Directions: Find the string "chart" and gather every line that holds it.

Data provided:
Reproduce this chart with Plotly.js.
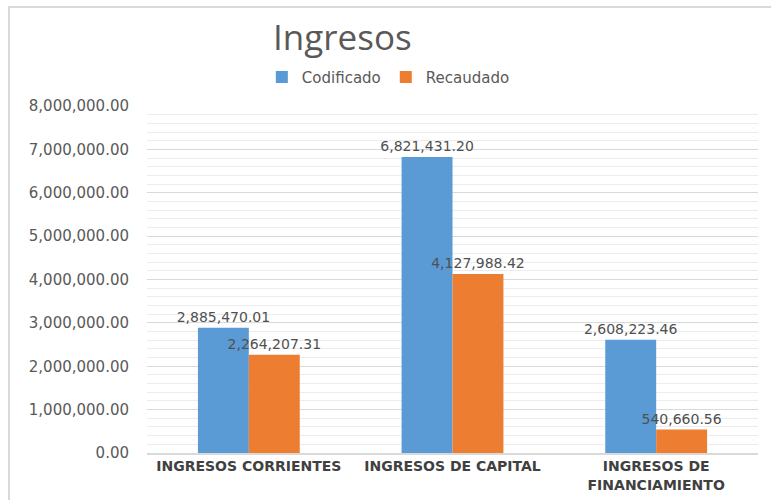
<!DOCTYPE html>
<html>
<head>
<meta charset="utf-8">
<script src="https://cdn.plot.ly/plotly-3.0.1.min.js"></script>
<style>
  html, body { margin: 0; padding: 0; background: #fff; }
  #wrap { position: relative; width: 771px; height: 500px; overflow: hidden; }
  #frame { position: absolute; left: 8px; top: 6px; width: 800px; height: 520px; border: 2px solid #d9d9d9; box-sizing: border-box; pointer-events: none; }
  #chart { position: absolute; left: 0; top: 0; width: 771px; height: 500px; }
</style>
</head>
<body>
<div id="wrap">
  <div id="chart"></div>
  <div id="frame"></div>
</div>
<script>
const categories = ["INGRESOS CORRIENTES", "INGRESOS DE CAPITAL", "INGRESOS DE<br>FINANCIAMIENTO"];
const codificado = [2885470.01, 6821431.20, 2608223.46];
const recaudado = [2264207.31, 4127988.42, 540660.56];
const seriesNames = ["Codificado", "Recaudado"];
const yTicks = [0, 1000000, 2000000, 3000000, 4000000, 5000000, 6000000, 7000000, 8000000];

const fmt = v => v.toLocaleString('en-US', {minimumFractionDigits: 2, maximumFractionDigits: 2});
const FONT = "DejaVu Sans, Open Sans, sans-serif";

const traces = [
  {
    type: 'bar', name: seriesNames[0], x: categories, y: codificado,
    marker: {color: '#5B9BD5'},
    text: codificado.map(fmt), textposition: 'outside', cliponaxis: false,
    constraintext: 'none', textfont: {family: FONT, size: 14, color: '#505050'},
    hoverinfo: 'none'
  },
  {
    type: 'bar', name: seriesNames[1], x: categories, y: recaudado,
    marker: {color: '#ED7D31'},
    text: recaudado.map(fmt), textposition: 'outside', cliponaxis: false,
    constraintext: 'none', textfont: {family: FONT, size: 14, color: '#505050'},
    hoverinfo: 'none'
  }
];

const layout = {
  width: 771, height: 500,
  margin: {l: 147, r: 13, t: 106, b: 47},
  paper_bgcolor: '#ffffff', plot_bgcolor: '#ffffff',
  font: {family: FONT, color: '#595959'},
  title: {
    text: 'Ingresos', xref: 'container', yref: 'container',
    x: 0.444, xanchor: 'center', y: 0.924, yanchor: 'middle',
    font: {family: "Open Sans, sans-serif", size: 35, color: '#595959'}
  },
  showlegend: true,
  legend: {
    orientation: 'h', x: 0.395, xanchor: 'center', y: 1.083, yanchor: 'middle',
    font: {family: FONT, size: 15, color: '#595959'},
    itemwidth: 30, traceorder: 'normal'
  },
  barmode: 'group', bargap: 0.5, bargroupgap: 0,
  xaxis: {
    type: 'category', showgrid: false, showline: true, linecolor: '#d9d9d9', linewidth: 1.5,
    ticks: '', tickfont: {family: FONT, size: 14, color: '#404040', weight: 'bold'},
    fixedrange: true
  },
  yaxis: {
    range: [0, 8000000], tickvals: yTicks, ticktext: yTicks.map(fmt),
    showgrid: true, gridcolor: '#d9d9d9', gridwidth: 1, zeroline: false,
    showline: false, ticks: '', ticklabelstandoff: 17,
    tickfont: {family: FONT, size: 15, color: '#595959'},
    minor: {dtick: 200000, showgrid: true, gridcolor: '#ececec', gridwidth: 1, ticks: ''},
    fixedrange: true
  }
};

Plotly.newPlot('chart', traces, layout, {displayModeBar: false, staticPlot: true});
</script>
</body>
</html>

Answer:
Reproduce this chart with Plotly.js.
  #chart { position: absolute; left: 0; top: 0; width: 771px; height: 500px; }
  <div id="chart"></div>
Plotly.newPlot('chart', traces, layout, {displayModeBar: false, staticPlot: true});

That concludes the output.